Non è questo il caso. Anzitutto, manca il consenso dei parlamentari. E subito dopo, quello in arrivo dal Qatar sarebbe il regalo più costoso della storia mai fatto a un presidente americano, tutt’altro che simbolico.
Magari Trump avrebbe potuto seguire l’esempio di un suo predecessore, Martin Van Buren, ottavo presidente nella storia degli Stati Uniti. Quando nel 1839 il sultano del Marocco si era presentato al consolato statunitense di Tangeri con due leoni vivi al seguito, mentre il sultano dell’Oman voleva spedirgli cavalli, perle e altri beni di valore, Van Buren aveva scritto al Congresso affinché prendesse «le disposizioni che riterrà opportune».
La risposta fu che non poteva accettarli: i cavalli vennero venduti, i leoni rinchiusi in uno zoo e le perle portate alla Smithsonian Institution.
Una lunga tradizione di regali (spesso riconsegnati)
Diversi anni prima, nel 1785, Luigi XIV aveva consegnato un suo ritratto contornato da oltre 400 diamanti all’ambasciatore americano in Francia Benjamin Franklin, in occasione della sua partenza. Il futuro presidente fu colto da un grande imbarazzo, visto che la regola era di non accettare alcun favore per spegnere sul nascere qualsiasi tentativo di corruzione. Ma il Congresso gliela lasciò tenere.
Non andò così ad Andrew Jackson, quando aveva chiesto ai parlamentari come avrebbe dovuto comportarsi con la medaglia d’oro dal presidente colombiano Simón Bolívar. Non poteva accettarla, per cui fu costretto a consegnarla al Dipartimento di Stato.
Trent’anni dopo, anche Abraham Lincoln dovette portare al Dipartimento degli Interni la spada, le due zanne di elefante e i ritratti che il re del Siam, Mongkut, gli aveva dato.
Diverso il discorso legato alla Resolute Desk, regalata nel 1880 dalla regina Vittoria all’allora presidente Rutherford Hayes: la scrivania, realizzata con il legno di quercia della nave britannica HMS Resolute rimasta incagliata nei ghiacci artici qualche anno prima, è ancora oggi presente nello Studio Ovale.
Un presidente americano è pur sempre l’uomo più importante del mondo, da ingraziarsi attraverso piccoli quanto significativi doni. Come un tappeto. A dire il vero, quello che nel 1997 il presidente dell’Azerbaijan Heydar Aliyev aveva portato con sé per incontrare Bill e Hillary Clinton era tutt’altro che piccolo. Lungo 1,80 metri e largo 1,50 metri, raffigurava la faccia del presidente democratico e della First Lady, tessuto da dodici donne che hanno lavorato ininterrottamente giorno e notte con turni da 8 ore. La ragione di questo regalo erano gli investimenti da milioni di dollari che la Casa Bianca aveva sottoscritto con le varie compagnie petrolifere azere. Per cui Aliyev voleva sdebitarsi con qualcosa di originale, oltre che bello e rappresentativo del suo paese.
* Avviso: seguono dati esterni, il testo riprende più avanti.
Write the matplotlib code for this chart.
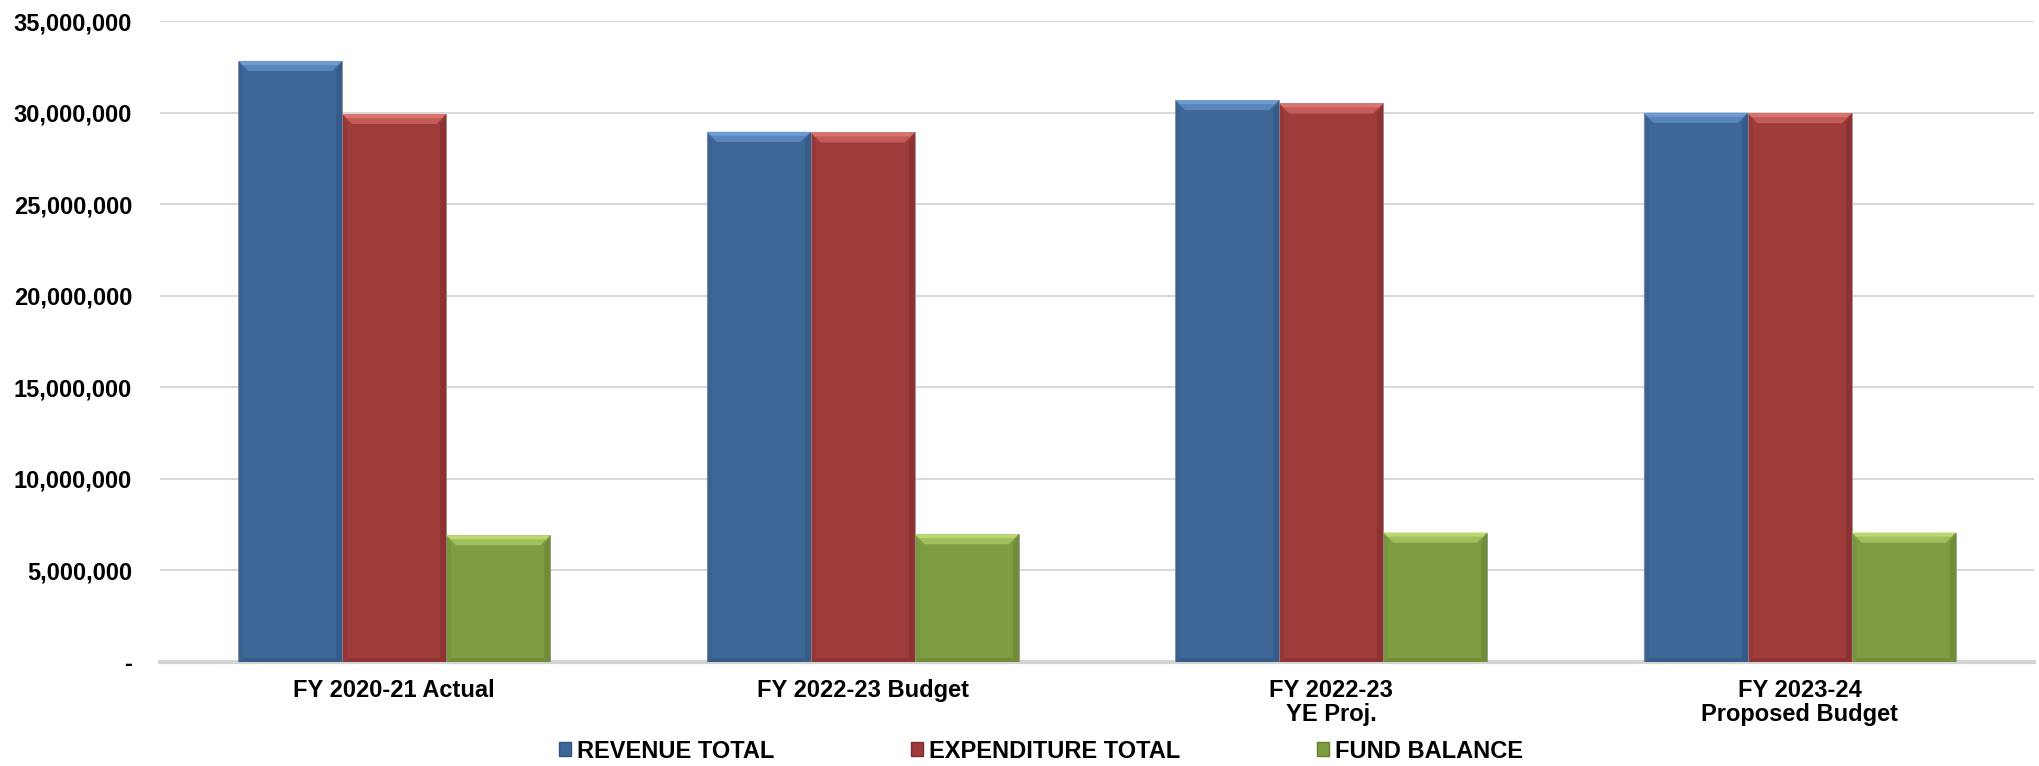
import matplotlib.pyplot as plt
import numpy as np
from matplotlib.patches import Polygon, Rectangle
from matplotlib.ticker import FuncFormatter, MultipleLocator

# fund summary by fiscal year
categories = ["FY 2020-21 Actual", "FY 2022-23 Budget", "FY 2022-23\nYE Proj.",
              "FY 2023-24\nProposed Budget"]
revenue = [32820000, 28950000, 30680000, 29990000]
expenditure = [29920000, 28920000, 30500000, 29970000]
fund_balance = [6920000, 6980000, 7070000, 7070000]

series_names = ["REVENUE TOTAL", "EXPENDITURE TOTAL", "FUND BALANCE"]
base_colors = ["#3E6797", "#9E3B3B", "#7F9C42"]
top_colors = ["#6F9BD3", "#DC726D", "#B8D870"]
side_dark = ["#2F5280", "#7E2C2C", "#64802F"]

plt.rcParams['font.family'] = ['Liberation Sans', 'DejaVu Sans']
plt.rcParams['font.weight'] = 'bold'

fig = plt.figure(figsize=(20.4, 7.66), dpi=100)
ax = fig.add_axes([160 / 2040, 1 - 662 / 766, 1874 / 2040, 641 / 766])

x = np.arange(len(categories))
w = 0.222
ymax = 35000000
ax.set_xlim(-0.5, len(categories) - 0.5)
ax.set_ylim(0, ymax)

# size of one pixel in data units, used for the bevel edges
px_x = len(categories) / 1874
px_y = ymax / 641

for i, vals in enumerate([revenue, expenditure, fund_balance]):
    bars = ax.bar(x + (i - 1) * w, vals, w, color=base_colors[i],
                  edgecolor="#9A9A9A", linewidth=0.6, zorder=3)
    for b in bars:
        x0, bw, h = b.get_x(), b.get_width(), b.get_height()
        bx, by = 10 * px_x, 10 * px_y
        # top bevel: bright rim fading into the face
        ax.add_patch(Polygon([(x0, h), (x0 + bw, h), (x0 + bw - bx, h - by),
                              (x0 + bx, h - by)], closed=True,
                             facecolor=top_colors[i], edgecolor="none", zorder=4))
        ax.add_patch(Polygon([(x0 + bx * 0.4, h - by * 0.4), (x0 + bw - bx * 0.4, h - by * 0.4),
                              (x0 + bw - bx, h - by), (x0 + bx, h - by)], closed=True,
                             facecolor=base_colors[i], alpha=0.4, edgecolor="none", zorder=4))
        # right, bottom and left sides a touch darker
        ax.add_patch(Polygon([(x0 + bw, h), (x0 + bw, 0), (x0 + bw - bx * 0.6, by * 0.4),
                              (x0 + bw - bx * 0.6, h - by)], closed=True,
                             facecolor=side_dark[i], alpha=0.55, edgecolor="none", zorder=4))
        ax.add_patch(Polygon([(x0, 0), (x0 + bw, 0), (x0 + bw - bx * 0.6, by * 0.4),
                              (x0 + bx * 0.6, by * 0.4)], closed=True,
                             facecolor=side_dark[i], alpha=0.5, edgecolor="none", zorder=4))
        ax.add_patch(Polygon([(x0, h), (x0, 0), (x0 + bx * 0.5, by * 0.4),
                              (x0 + bx * 0.5, h - by)], closed=True,
                             facecolor=side_dark[i], alpha=0.25, edgecolor="none", zorder=4))

ax.yaxis.set_major_locator(MultipleLocator(5000000))
ax.yaxis.set_major_formatter(FuncFormatter(lambda v, p: "-" if v == 0 else f"{v:,.0f}"))
ax.grid(axis="y", color="#D9D9D9", linewidth=1.5, zorder=0)
ax.set_axisbelow(True)
for s in ["top", "right", "left"]:
    ax.spines[s].set_visible(False)
ax.spines["bottom"].set_color("#D4D4D4")
ax.spines["bottom"].set_linewidth(3)
ax.spines["bottom"].set_zorder(2)

ax.tick_params(axis="y", length=0, pad=20, labelsize=17)
ax.tick_params(axis="x", length=0, pad=12, labelsize=17)
ax.set_xticks(x)
ax.set_xticklabels(categories, linespacing=1.05)

handles = [Rectangle((0, 0), 1, 1, facecolor=base_colors[i], edgecolor=side_dark[i])
           for i in range(3)]
fig.legend(handles, series_names, loc="center", bbox_to_anchor=(1041 / 2040, 1 - 751 / 766),
           ncol=3, frameon=False, fontsize=17, handlelength=0.5, handleheight=0.5,
           handletextpad=0.25, columnspacing=5.8)

fig.savefig("out.png", dpi=100)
Dietro un regalo c’è sempre una spiegazione. Siccome George W. Bush non poteva più fare jogging a causa dei problemi a un ginocchio, nel 2008 il primo ministro israeliano Ehud Olmert gli aveva fatto trovare una bicicletta, così che potesse continuare con i suoi esercizi di cardio.
Niente da fare invece per il cucciolo di cane donato dal governo della Bulgaria al leader conservatore, successivamente affidato in adozione, così come per i 136 kg di agnello vivo spediti a Washington dall’Argentina. Sono invece oltre 5.000 i beni regalati alla famiglia di Barack Obama da enti privati o organizzazioni, accettati dalla legge e conservati nella libreria privata dell’ex presidente.
Se un bene piace particolarmente, può infatti essere tenuto a condizione che si paghi il giusto prezzo di mercato. Ovviamente vanno prima denunciati. Cosa che Trump non aveva fatto durante il suo primo mandato. Sarebbero oltre cento i regali tenuti segreti, per un valore complessivo di 250.000 dollari, comprese mazze da golf giapponesi, un pugnale da 24.000 dollari, dei gemelli, alcuni vasi e persino un ritratto a grandezza naturale donatogli dal presidente di El Salvador.
Oggetti sicuramente più semplici da nascondere rispetto a un Boeing.